John, you are essentially correct regarding the torrid rental
market in the Bay Area.  Job growth is outstripping housing
supply here, and really has (statistically speaking) since the
1970s.

This is compounded in Berkeley (where I work as a housing
planner) by the state legislature's pre-emption of strong rent
control (vacancy control on rental units) in 1996.  Landlords are
finding that if their units come vacant they can jack up the
rents on vacant units 15 percent a year through 1998 in
compliance with state law; after January 1, 1999, they can seek
"market" rent.

In terms of housing programs, this means that the Section 8
program is having great difficulties retaining landlords and
finding new ones for Section 8 tenants (whose incomes are at or
below 50 percent of the area median income - $22,150 for one
person, $25,300 for two people, etc.).  Landlords can do better
in this housing market renting to college students and can afford
to skip Section 8.  Under strong rent control here, the situation
was the reverse (because Section 8 units were exempt from rent
control).  This has directly led to a decline in "low rent
units."  Perhaps not a decline in absolute numbers of units, but
in the number of units rentable at a given price, this is
definitely the case.

Using Rent Board data for our recent draft homeless housing and
services plan, we figured out here that there were some 10,000
rental units in Berkeley in 1990 renting at or below $400; 6
years later (1996), there were 1,300 such units.
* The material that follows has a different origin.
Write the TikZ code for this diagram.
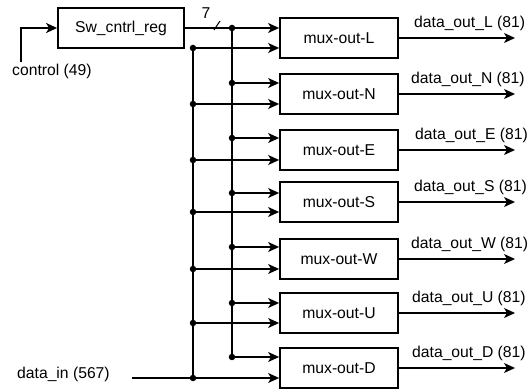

The fact that the federal government has reduced to a trickle the
supply of new public housing units and Section 8 certificates or
vouchers means that there is very little new assistance out there
for folks who could really use it to stay afloat (bad El Nino
joke there).  This trend was begun by Reagan, and has been
continued by the Republican congress (and a lack of real passion
for urban policy from the Clintonians).

Berkeley has a rental removal ordinance that prohibits removal of
housing units in town; but other communities in the Bay Area
rezone residential housing and land in response to
non-residential development pressures (read:  "fiscalization of
land use" in the wake of prop 13) and then demolish housing
(often apartments) to make way for jobs that increase the traffic
on the region's freeways because people have to live 80 to 100
miles away in order to own housing, etc.  The processes you've
identified compound this exurban trend in northern California
(including the Sacramento region).

I haven't heard that the housing market has cooled at all
resulting from the "Asian flu," especially if the San Francisco
Examiner is to be believed.  I tend to think it would cool nearly
overnight if Greenspan and the FOMC raise the prime rate anytime
soon.  I leave it to others to read those tea leaves.